**Exercise requirements**
Print, word for word, every line from the beginning of the listing up to and including the line with "0.998, 0.992, 0.992];". Pictures are to be excluded.

**Data shown**
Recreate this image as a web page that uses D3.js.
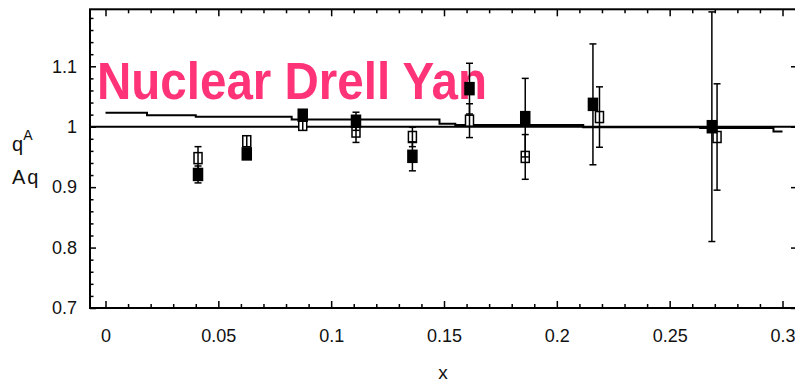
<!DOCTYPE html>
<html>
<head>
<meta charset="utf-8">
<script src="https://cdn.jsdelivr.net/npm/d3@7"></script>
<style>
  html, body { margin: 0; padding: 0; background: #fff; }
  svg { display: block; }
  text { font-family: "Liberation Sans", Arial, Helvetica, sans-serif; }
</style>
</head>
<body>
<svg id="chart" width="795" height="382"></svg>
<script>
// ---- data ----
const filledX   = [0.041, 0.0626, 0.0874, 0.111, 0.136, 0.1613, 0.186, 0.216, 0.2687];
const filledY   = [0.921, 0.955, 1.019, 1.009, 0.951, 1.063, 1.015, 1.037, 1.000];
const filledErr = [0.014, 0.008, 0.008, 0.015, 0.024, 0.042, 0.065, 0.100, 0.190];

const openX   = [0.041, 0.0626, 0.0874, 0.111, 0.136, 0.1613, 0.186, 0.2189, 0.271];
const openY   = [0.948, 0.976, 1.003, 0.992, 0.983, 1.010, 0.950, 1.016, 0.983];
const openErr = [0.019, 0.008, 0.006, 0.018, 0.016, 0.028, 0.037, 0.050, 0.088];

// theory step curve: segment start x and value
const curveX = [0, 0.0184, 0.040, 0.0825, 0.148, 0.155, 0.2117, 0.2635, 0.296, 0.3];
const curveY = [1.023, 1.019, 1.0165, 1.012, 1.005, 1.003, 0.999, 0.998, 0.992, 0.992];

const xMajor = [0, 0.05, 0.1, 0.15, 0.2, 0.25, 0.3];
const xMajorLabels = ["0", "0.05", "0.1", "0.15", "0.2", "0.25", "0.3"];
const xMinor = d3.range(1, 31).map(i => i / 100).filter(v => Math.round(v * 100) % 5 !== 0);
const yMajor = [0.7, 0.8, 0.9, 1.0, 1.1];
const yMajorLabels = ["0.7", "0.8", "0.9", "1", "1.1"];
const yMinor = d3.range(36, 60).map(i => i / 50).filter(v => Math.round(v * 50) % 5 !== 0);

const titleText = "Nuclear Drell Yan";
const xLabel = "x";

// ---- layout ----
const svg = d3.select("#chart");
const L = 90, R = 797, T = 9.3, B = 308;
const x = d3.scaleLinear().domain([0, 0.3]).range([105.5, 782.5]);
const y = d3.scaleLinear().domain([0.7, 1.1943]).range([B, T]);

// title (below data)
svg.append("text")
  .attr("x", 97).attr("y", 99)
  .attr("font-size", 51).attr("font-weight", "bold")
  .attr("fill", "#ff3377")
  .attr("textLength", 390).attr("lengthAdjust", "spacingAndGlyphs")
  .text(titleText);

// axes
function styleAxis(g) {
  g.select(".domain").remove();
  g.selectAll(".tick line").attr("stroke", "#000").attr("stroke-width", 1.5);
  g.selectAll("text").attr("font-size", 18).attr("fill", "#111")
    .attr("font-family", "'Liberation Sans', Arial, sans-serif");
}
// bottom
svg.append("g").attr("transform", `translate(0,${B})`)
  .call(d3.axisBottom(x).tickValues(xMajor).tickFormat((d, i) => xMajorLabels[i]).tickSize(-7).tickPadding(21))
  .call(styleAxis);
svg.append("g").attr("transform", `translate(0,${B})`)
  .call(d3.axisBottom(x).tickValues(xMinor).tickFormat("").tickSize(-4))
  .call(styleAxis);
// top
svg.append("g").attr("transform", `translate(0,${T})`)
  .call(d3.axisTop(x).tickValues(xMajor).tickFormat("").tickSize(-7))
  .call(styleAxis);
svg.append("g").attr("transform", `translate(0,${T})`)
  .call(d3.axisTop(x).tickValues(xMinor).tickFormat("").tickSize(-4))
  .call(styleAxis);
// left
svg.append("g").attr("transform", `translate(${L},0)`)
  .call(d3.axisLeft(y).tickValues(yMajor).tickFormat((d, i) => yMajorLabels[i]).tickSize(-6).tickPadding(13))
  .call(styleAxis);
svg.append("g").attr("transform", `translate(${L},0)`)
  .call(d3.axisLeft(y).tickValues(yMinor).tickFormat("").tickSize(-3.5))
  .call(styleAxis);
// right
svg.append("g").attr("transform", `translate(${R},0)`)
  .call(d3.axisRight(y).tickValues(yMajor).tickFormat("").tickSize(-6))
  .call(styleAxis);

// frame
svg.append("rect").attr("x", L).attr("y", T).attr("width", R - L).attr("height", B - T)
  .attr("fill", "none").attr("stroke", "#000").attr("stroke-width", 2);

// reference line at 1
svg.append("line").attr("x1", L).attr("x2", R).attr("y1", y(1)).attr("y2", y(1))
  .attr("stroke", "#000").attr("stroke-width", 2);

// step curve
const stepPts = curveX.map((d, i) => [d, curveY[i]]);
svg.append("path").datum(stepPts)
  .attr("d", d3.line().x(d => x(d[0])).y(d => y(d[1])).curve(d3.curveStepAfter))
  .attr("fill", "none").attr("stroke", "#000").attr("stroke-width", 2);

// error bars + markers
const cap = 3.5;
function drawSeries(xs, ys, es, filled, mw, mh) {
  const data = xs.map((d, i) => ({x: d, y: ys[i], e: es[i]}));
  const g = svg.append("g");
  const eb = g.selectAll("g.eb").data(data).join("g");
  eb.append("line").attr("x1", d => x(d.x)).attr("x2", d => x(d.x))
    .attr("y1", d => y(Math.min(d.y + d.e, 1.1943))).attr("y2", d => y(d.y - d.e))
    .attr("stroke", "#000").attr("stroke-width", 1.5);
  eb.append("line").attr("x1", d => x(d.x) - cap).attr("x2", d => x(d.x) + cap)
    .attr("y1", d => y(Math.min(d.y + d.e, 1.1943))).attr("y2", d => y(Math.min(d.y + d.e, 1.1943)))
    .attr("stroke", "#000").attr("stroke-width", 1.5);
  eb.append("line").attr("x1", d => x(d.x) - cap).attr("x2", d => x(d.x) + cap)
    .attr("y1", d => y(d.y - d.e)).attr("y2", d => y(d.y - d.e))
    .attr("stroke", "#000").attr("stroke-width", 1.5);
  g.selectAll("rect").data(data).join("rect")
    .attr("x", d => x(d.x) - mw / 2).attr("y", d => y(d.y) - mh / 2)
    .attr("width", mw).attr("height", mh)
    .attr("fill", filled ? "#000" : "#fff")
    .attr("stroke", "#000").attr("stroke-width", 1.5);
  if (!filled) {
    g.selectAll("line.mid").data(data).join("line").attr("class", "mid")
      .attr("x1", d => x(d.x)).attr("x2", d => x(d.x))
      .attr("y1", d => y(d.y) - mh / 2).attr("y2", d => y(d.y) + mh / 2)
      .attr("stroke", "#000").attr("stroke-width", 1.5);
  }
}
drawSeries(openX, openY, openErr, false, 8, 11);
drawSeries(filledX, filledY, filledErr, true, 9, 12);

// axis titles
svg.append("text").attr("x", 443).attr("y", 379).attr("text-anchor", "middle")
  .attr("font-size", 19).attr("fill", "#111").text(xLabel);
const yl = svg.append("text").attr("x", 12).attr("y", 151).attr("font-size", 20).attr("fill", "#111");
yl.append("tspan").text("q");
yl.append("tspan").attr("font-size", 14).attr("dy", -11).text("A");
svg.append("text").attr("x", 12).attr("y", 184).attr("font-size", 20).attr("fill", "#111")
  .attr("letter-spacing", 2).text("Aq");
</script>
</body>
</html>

**Solution for this task**
Recreate this image as a web page that uses D3.js.
<!DOCTYPE html>
<html>
<head>
<meta charset="utf-8">
<script src="https://cdn.jsdelivr.net/npm/d3@7"></script>
<style>
  html, body { margin: 0; padding: 0; background: #fff; }
  svg { display: block; }
  text { font-family: "Liberation Sans", Arial, Helvetica, sans-serif; }
</style>
</head>
<body>
<svg id="chart" width="795" height="382"></svg>
<script>
// ---- data ----
const filledX   = [0.041, 0.0626, 0.0874, 0.111, 0.136, 0.1613, 0.186, 0.216, 0.2687];
const filledY   = [0.921, 0.955, 1.019, 1.009, 0.951, 1.063, 1.015, 1.037, 1.000];
const filledErr = [0.014, 0.008, 0.008, 0.015, 0.024, 0.042, 0.065, 0.100, 0.190];

const openX   = [0.041, 0.0626, 0.0874, 0.111, 0.136, 0.1613, 0.186, 0.2189, 0.271];
const openY   = [0.948, 0.976, 1.003, 0.992, 0.983, 1.010, 0.950, 1.016, 0.983];
const openErr = [0.019, 0.008, 0.006, 0.018, 0.016, 0.028, 0.037, 0.050, 0.088];

// theory step curve: segment start x and value
const curveX = [0, 0.0184, 0.040, 0.0825, 0.148, 0.155, 0.2117, 0.2635, 0.296, 0.3];
const curveY = [1.023, 1.019, 1.0165, 1.012, 1.005, 1.003, 0.999, 0.998, 0.992, 0.992];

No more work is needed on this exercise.